MMC’s Retro buy to replenish jobs

The proposed acquisition affords MMC a pathway for a steady flow of projects beyond 2023, says MIDF analyst


MMC Corp Bhd’s proposal to acquire a 50% stake in Retro Highland Sdn Bhd from Tradewinds Corp Bhd is viewed as a play to replenish its construction orderbook for residential and commercial buildings.

MIDF Amanah Investment Bank Bhd analyst Ummar Fitri said the proposed acquisition affords MMC, via a partnership with SP Setia Bhd, a pathway for a steady flow of projects beyond 2023. Retro’s other 50% shareholder is SP Setia.

MMC’s total outstanding orderbook currently stands at RM2.95 billion, with the Mass Rapid Transit Line 2 (MRT2) being its biggest project with RM2.5 billion worth of remaining work. Work on the MRT2, also known as the Putrajaya Line, is expected to be completed in the first quarter of the calendar year 2023 (1QCY23).

The balance of RM450 million worth of orderbook is scattered across multiple small projects such as the Langat Sewerage Project and Sungai Pulai Bridge in Johor.

“Management guided that replenishment is on its way as they are bidding circa RM5 billion worth of contracts, which includes projects related to water treatment plant, gas pipelines, jetty expansion, Putrajaya rail and Kuala Lumpur International Airport projects.

“This RM5 billion estimate excludes the potential job win from MRT3, a mega infrastructure project that MMC is keen to be part of.

“In light of this, we view the acquisition of Retro as mildly favourable, given that there is certain urgency for the management to enhance its orderbook visibility past FY23,” Ummar said in a note yesterday.

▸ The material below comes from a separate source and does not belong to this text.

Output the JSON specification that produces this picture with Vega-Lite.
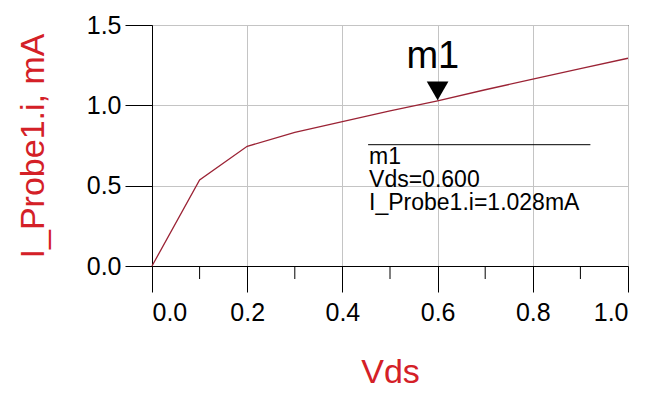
{
  "$schema": "https://vega.github.io/schema/vega-lite/v6.json",
  "autosize": "none",
  "padding": {"left": 152, "top": 25, "right": 21, "bottom": 127},
  "width": 476,
  "height": 241,
  "background": "white",
  "config": {
    "font": "Liberation Sans",
    "view": {"stroke": "black", "strokeWidth": 1},
    "axis": {"domainColor": "black", "tickColor": "black", "labelColor": "black", "gridColor": "#c4c4c4", "gridWidth": 1}
  },
  "layer": [
    {
      "data": {
        "values": [
          {"Vds": 0.0, "I": 0.0},
          {"Vds": 0.1, "I": 0.535},
          {"Vds": 0.2, "I": 0.745},
          {"Vds": 0.3, "I": 0.832},
          {"Vds": 0.4, "I": 0.899},
          {"Vds": 0.5, "I": 0.965},
          {"Vds": 0.6, "I": 1.028},
          {"Vds": 0.7, "I": 1.097},
          {"Vds": 0.8, "I": 1.163},
          {"Vds": 0.9, "I": 1.229},
          {"Vds": 1.0, "I": 1.293}
        ]
      },
      "mark": {"type": "line", "color": "#9b2335", "strokeWidth": 1.3},
      "encoding": {
        "x": {
          "field": "Vds", "type": "quantitative",
          "scale": {"domain": [0, 1], "nice": false, "zero": false},
          "axis": {
            "orient": "bottom",
            "values": [0, 0.2, 0.4, 0.6, 0.8, 1.0], "format": ".1f",
            "tickSize": 26, "labelFontSize": 25, "labelPadding": 8,
            "title": "Vds", "titleColor": "#d42027", "titleFontSize": 34, "titleFontWeight": "normal", "titlePadding": 30
          }
        },
        "y": {
          "field": "I", "type": "quantitative",
          "scale": {"domain": [0, 1.5], "nice": false},
          "axis": {
            "orient": "left",
            "values": [0, 0.5, 1.0, 1.5], "format": ".1f",
            "tickSize": 27, "labelFontSize": 25, "labelPadding": 4,
            "title": "I_Probe1.i, mA", "titleColor": "#d42027", "titleFontSize": 34, "titleFontWeight": "normal", "titlePadding": 36
          }
        }
      }
    },
    {
      "data": {"values": [{"minor": 0.1}, {"minor": 0.3}, {"minor": 0.5}, {"minor": 0.7}, {"minor": 0.9}]},
      "mark": {"type": "rule", "color": "black", "strokeWidth": 1, "clip": false},
      "encoding": {
        "x": {"field": "minor", "type": "quantitative"},
        "y": {"datum": 0},
        "y2": {"datum": -0.081}
      }
    },
    {
      "data": {"values": [{}]},
      "mark": {"type": "point", "shape": "triangle-down", "filled": true, "color": "black", "opacity": 1, "size": 470},
      "encoding": {"x": {"datum": 0.6}, "y": {"datum": 1.09}}
    },
    {
      "data": {"values": [{}]},
      "mark": {"type": "text", "text": "m1", "fontSize": 38, "align": "center", "baseline": "alphabetic", "color": "black"},
      "encoding": {"x": {"datum": 0.59}, "y": {"datum": 1.233}}
    },
    {
      "data": {"values": [{}]},
      "mark": {"type": "rule", "color": "black", "strokeWidth": 1},
      "encoding": {"x": {"datum": 0.454}, "x2": {"datum": 0.921}, "y": {"datum": 0.755}}
    },
    {
      "data": {"values": [{}]},
      "mark": {"type": "text", "text": "m1", "fontSize": 23, "align": "left", "baseline": "alphabetic", "color": "black"},
      "encoding": {"x": {"datum": 0.456}, "y": {"datum": 0.635}}
    },
    {
      "data": {"values": [{}]},
      "mark": {"type": "text", "text": "Vds=0.600", "fontSize": 23, "align": "left", "baseline": "alphabetic", "color": "black"},
      "encoding": {"x": {"datum": 0.456}, "y": {"datum": 0.49}}
    },
    {
      "data": {"values": [{}]},
      "mark": {"type": "text", "text": "I_Probe1.i=1.028mA", "fontSize": 23, "align": "left", "baseline": "alphabetic", "color": "black"},
      "encoding": {"x": {"datum": 0.456}, "y": {"datum": 0.35}}
    }
  ]
}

MIDF maintained its ‘Buy’ call on the counter, with an unchanged target price of RM1.30.

“We believe MMC is a ‘no-brainer’ picking for recovery stock play. We postulate that with equity market buoyed by vaccine sentiment and recovery expectation, MMC is ripe for value revision as the group has proven to be resilient amid the pandemic,” Ummar said.

AmInvestment Bank Bhd (AmInvest) in a separate report said it is mildly positive on MMC’s Retro deal as it allows the conglomerate to effectively gain entry into a developer that has locked in a decent deal with the Kuala Lumpur City Hall (DBKL).

“We believe the project on the 77.8-acre (31.48ha) land in Cheras, KL, with an estimated gross development value of RM16 billion could potentially do well, at least over the long term, given the huge population catchment in the surrounding areas,” it said.

Retro has been appointed by DBKL to undertake the planning, design, construction, completion and commissioning of a project known as Quality Sustainable People Housing (QSPH) for urban renewal development.

The QSPH project is aimed to replace existing developments known as Sri Johor, Sri Pulau Pinang, Sri Melaka and Taman Ikan Emas located in Bandar Tun Razak.

In consideration, Retro will be awarded with 77.8 acres of leasehold land in Cheras, which Retro is entitled to develop a mixeduse development of residential and commercial units.

AmInvest said it is not perturbed by Retro’s net losses of RM300,000, RM5 million and RM600,000 in FY17/FY18/FY19 respectively, as earnings momentum is expected to pick up once it starts to launch products on the 77.8-acre land.

“We also take comfort of the fact that at RM250 million, the valuations of the 50% stake and shareholder’s loan fall within the RM233 million to RM260 million valuations by independent valuers,” it said.

The research house maintained its ‘Buy’ call on MMC with a fair value of RM1.51.

AmInvest expects the acquisition to increase MMC’s already high net debt and gearing of RM9.3 billion and 0.9 time respectively, as at Dec 31, 2020, to RM9.5 billion and 0.93 time.

MMC, in a bourse filing on Monday, announced to acquire a 50% equity interest and RM55 million of shareholder’s loan in Retro from Tradewinds with a cash consideration of RM250 million to be completed by 3Q21.